早川は、早くから漁師に見切りをつけてトンネルマンになったが、漁業権を維持する為に、年の内に何度が漁に出ていたが、それが第2宝永丸であり、江原の父親が雇われ船員として乗っていた船だった。トンネル工事がピークを迎える中で、企業体の下請けがどんどん切られていった。この中で函館のイカ処理工場が2千万円で売りに出ている出ている事をしり、どうしてもその工場を手に入れたかったが、金がなかった。この為に漁船保険に目を付け、江原の父親と第2宝永丸にのり、ころあいを見計らって、漁船に火をつけた(つまり、江原の父親も殺した事になる)。

この事故を青函連絡船で目撃して、写真を撮影したのが、内田保であり、早川の親会社の労務担当をしていた内田は、下請けの本間組(つまり早川達)を切りたかった。この為に海難審判での、漏れた潤滑油が過給機にかかって発火したという主張を覆す為に、高校の先生や潤滑油の発火点等を調べたりしていたが、この事が早川の知るところとなり、当日のふいご祭りの翌日でトンネルの中が人の少ない日に、内田を呼び出した。たまたま三上と江原はそこに居合わせただけだった。

田口は、水没寸前のポンプ室へ、ゴムボートで向かい、上記の話を江原とする。三上は水に飛び込み、田口ののるゴムボートに泳ぎ着くが、江原と早川は・・・。

その後新函館まで新幹線が開通し、警視へ昇進した田口は、再び函館に戻ってきた。金子と会ってなつかしい話をしながら、ふと吉岡中学校に寄った。ここで、卒業文集の中に三上連と江原政人の作文を見つける。

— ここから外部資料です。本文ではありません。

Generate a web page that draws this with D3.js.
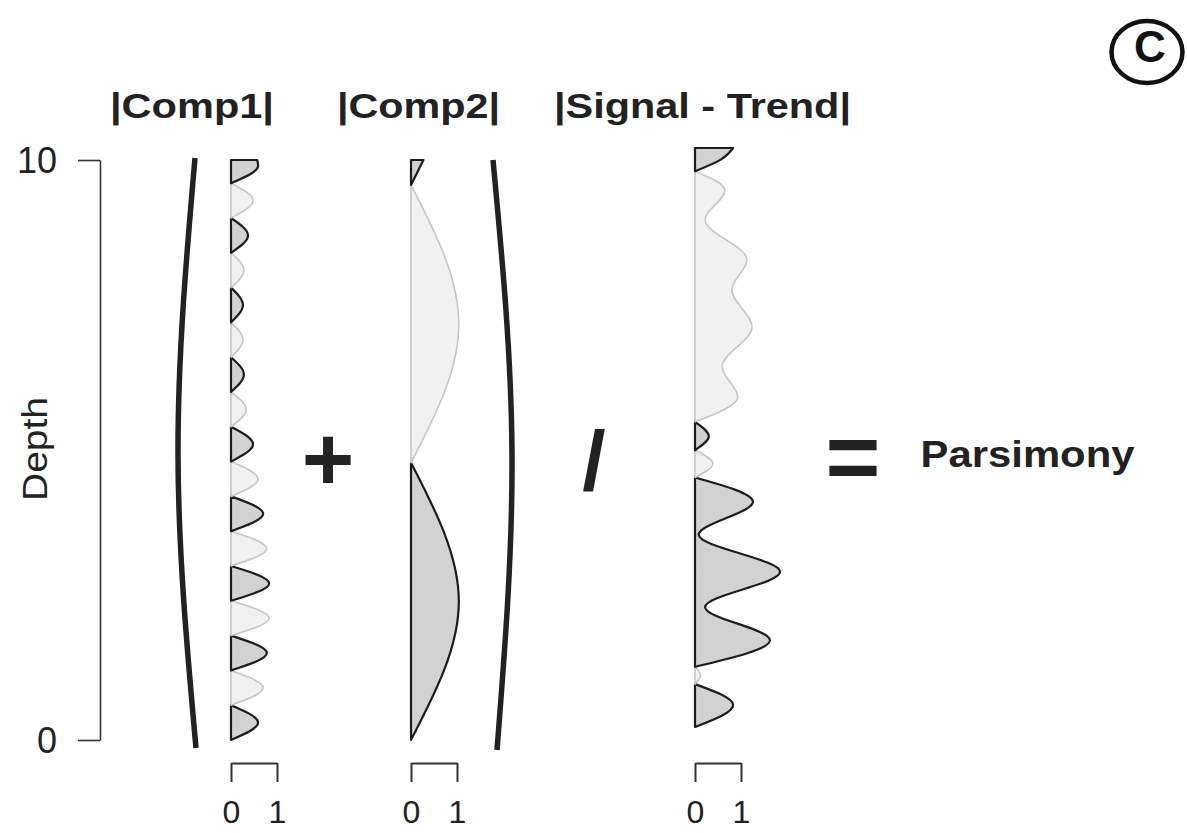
<!DOCTYPE html>
<html>
<head>
<meta charset="utf-8">
<script src="https://cdn.jsdelivr.net/npm/d3@7"></script>
<style>
  body { margin: 0; background: #fff; }
  text { font-family: "Liberation Sans", Arial, sans-serif; fill: #222; }
</style>
</head>
<body>
<div class="box"></div>
<script>
// DATA (depth 0-10, values = normalised magnitude, sign gives the shading)
const depthTicks = [0, 10];
const amountTicks = [0, 1];
const panelTitles = ['|Comp1|', '|Comp2|', '|Signal - Trend|'];

const comp1Depth = [0, 0.3, 0.6, 0.9, 1.2, 1.5, 1.8, 2.1, 2.4, 2.7, 3.0, 3.3, 3.6, 3.9, 4.2, 4.5, 4.8,
                    5.1, 5.4, 5.7, 6.0, 6.3, 6.6, 6.9, 7.2, 7.5, 7.8, 8.1, 8.4, 8.7, 9.0, 9.3, 9.6, 9.9, 10];
const comp1Value = [0, 0.59, 0, -0.70, 0, 0.78, 0, -0.83, 0, 0.83, 0, -0.78, 0, 0.70, 0, -0.59, 0,
                    0.48, 0, -0.33, 0, 0.28, 0, -0.26, 0, 0.26, 0, -0.28, 0, 0.37, 0, -0.48, 0, 0.59, 0.57];

const comp2Depth = [0, 2.39, 4.78, 7.17, 9.57, 10];
const comp2Value = [0, 1.04, 0, -1.04, 0, 0.27];

const signalDepth = [0, 0.38, 0.74, 0.90, 1.04, 1.50, 2.07, 2.68, 3.32, 3.89, 4.31, 4.55, 4.78,
                     5.02, 5.27, 5.70, 6.22, 6.91, 7.55, 8.07, 8.76, 9.27, 9.60, 9.80, 10];
const signalValue = [0, 0.83, 0, -0.12, 0, 1.63, 0.22, 1.85, 0.08, 1.26, 0, -0.39, 0,
                     0.30, 0, -0.93, -0.59, -1.24, -0.80, -1.13, -0.22, -0.65, 0, 0.56, 0.83];

// SETUP
const svg = d3.select('.box')
              .append('svg')
              .attr('width', 1187)
              .attr('height', 833)
              .style('background', '#fff');

const unit = 46; // px for one unit on the small x axes
const panels = [
  {title: panelTitles[0], depth: comp1Depth, value: comp1Value, left: 231, bottom: 740, top: 160, titleX: 192, titleLen: 164},
  {title: panelTitles[1], depth: comp2Depth, value: comp2Value, left: 411, bottom: 740, top: 160, titleX: 418.5, titleLen: 163},
  {title: panelTitles[2], depth: signalDepth, value: signalValue, left: 695, bottom: 727, top: 148, titleX: 702.5, titleLen: 297}
];

// split a signed series into humps between zero crossings
const humps = (depth, value) => {
  const pts = depth.map((d, i) => ({d: d, v: value[i]}));
  const segs = [];
  let start = 0;
  for (let i = 1; i < pts.length; i++) {
    if (pts[i].v === 0 || i === pts.length - 1) {
      segs.push(pts.slice(start, i + 1));
      start = i;
    }
  }
  return segs;
};

// depth axis on the left
const yMain = d3.scaleLinear().domain([0, 10]).range([740, 160]);
const yAxis = svg.append('g')
                 .attr('transform', 'translate(100,0)')
                 .call(d3.axisLeft(yMain).tickValues(depthTicks).tickSize(22).tickSizeOuter(0).tickPadding(21));
yAxis.attr('font-family', null).attr('font-size', null);
yAxis.selectAll('path, line').attr('stroke', '#333').attr('stroke-width', 1.6);
yAxis.selectAll('text').style('font-size', '36px').attr('dy', '0.36em');

svg.append('text')
   .attr('transform', 'translate(47,449) rotate(-90)')
   .attr('text-anchor', 'middle')
   .attr('textLength', 104)
   .attr('lengthAdjust', 'spacingAndGlyphs')
   .style('font-size', '35px')
   .text('Depth');

panels.forEach(p => {
  const x = d3.scaleLinear().domain([0, 1]).range([p.left, p.left + unit]);
  const y = d3.scaleLinear().domain([0, 10]).range([p.bottom, p.top]);

  const area = d3.area()
                 .curve(d3.curveMonotoneY)
                 .y(d => y(d.d))
                 .x0(x(0))
                 .x1(d => x(Math.abs(d.v)));

  svg.append('g')
     .selectAll('path')
     .data(humps(p.depth, p.value))
     .enter()
     .append('path')
     .attr('d', area)
     .attr('fill', s => d3.sum(s, d => d.v) > 0 ? '#d2d2d2' : '#f1f1f1')
     .attr('stroke', s => d3.sum(s, d => d.v) > 0 ? '#1c1c1c' : '#c6c6c6')
     .attr('stroke-width', s => d3.sum(s, d => d.v) > 0 ? 2.2 : 1.6)
     .attr('stroke-linejoin', 'round');

  const xAxis = svg.append('g')
                   .attr('transform', 'translate(0,763)')
                   .call(d3.axisBottom(x).tickValues(amountTicks).tickFormat(d3.format('d'))
                           .tickSize(19).tickSizeOuter(0).tickPadding(18));
  xAxis.attr('font-family', null).attr('font-size', null);
  xAxis.selectAll('path, line').attr('stroke', '#333').attr('stroke-width', 2);
  xAxis.selectAll('text').style('font-size', '32px');

  svg.append('text')
     .attr('x', p.titleX)
     .attr('y', 118)
     .attr('text-anchor', 'middle')
     .attr('textLength', p.titleLen)
     .attr('lengthAdjust', 'spacingAndGlyphs')
     .style('font-size', '35px')
     .style('font-weight', 'bold')
     .text(p.title);
});

// big brackets around the sum
const bracket = d3.line().curve(d3.curveNatural);
svg.append('path')
   .attr('d', bracket([[195, 158], [178, 453], [196, 748]]))
   .attr('fill', 'none').attr('stroke', '#222').attr('stroke-width', 5.5);
svg.append('path')
   .attr('d', bracket([[493, 160], [512, 453], [497, 750]]))
   .attr('fill', 'none').attr('stroke', '#222').attr('stroke-width', 5.5);

// operators
const ops = [
  {t: '+', x: 328, y: 490, size: 90},
  {t: '/', x: 594, y: 490, size: 84},
  {t: '=', x: 853, y: 489, size: 94}
];
svg.selectAll('.op')
   .data(ops)
   .enter()
   .append('text')
   .attr('class', 'op')
   .attr('x', d => d.x)
   .attr('y', d => d.y)
   .attr('text-anchor', 'middle')
   .style('font-size', d => d.size + 'px')
   .style('font-weight', 'bold')
   .text(d => d.t);

svg.append('text')
   .attr('x', 1027.5)
   .attr('y', 467)
   .attr('text-anchor', 'middle')
   .attr('textLength', 214)
   .attr('lengthAdjust', 'spacingAndGlyphs')
   .style('font-size', '36px')
   .style('font-weight', 'bold')
   .text('Parsimony');

// panel letter
svg.append('ellipse')
   .attr('cx', 1147).attr('cy', 52)
   .attr('rx', 35.5).attr('ry', 31)
   .attr('fill', 'none').attr('stroke', '#111').attr('stroke-width', 4.5);
svg.append('text')
   .attr('x', 1150).attr('y', 62)
   .attr('text-anchor', 'middle')
   .style('font-size', '44px')
   .style('font-weight', 'bold')
   .style('fill', '#111')
   .text('C');
</script>
</body>
</html>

この江原政人の作文「トンネルマン」の最後には「世話になった人が、とても悲しそうな顔をして、おまえが大人になる頃には、トンネルは完成しているかもしれないぞ、そうすると、この吉岡のにぎわいはなくなってしまうのだぞ、と言いました。ぼくは泣きました。それで決意したのです。一年でも半年でも一月でも、青函トンネルの工事を長引かせてやろうと思ったのです。そう言うと、大人の人たちはちょっと困ったような顔になりましたが、ほんとうはな、俺たちもそう思ってるんだよと頭をなでてくれました。だから、僕はそのためならどんなことでもやるのです。」が記載されていた。これを読みながら田口は戦慄を覚えた。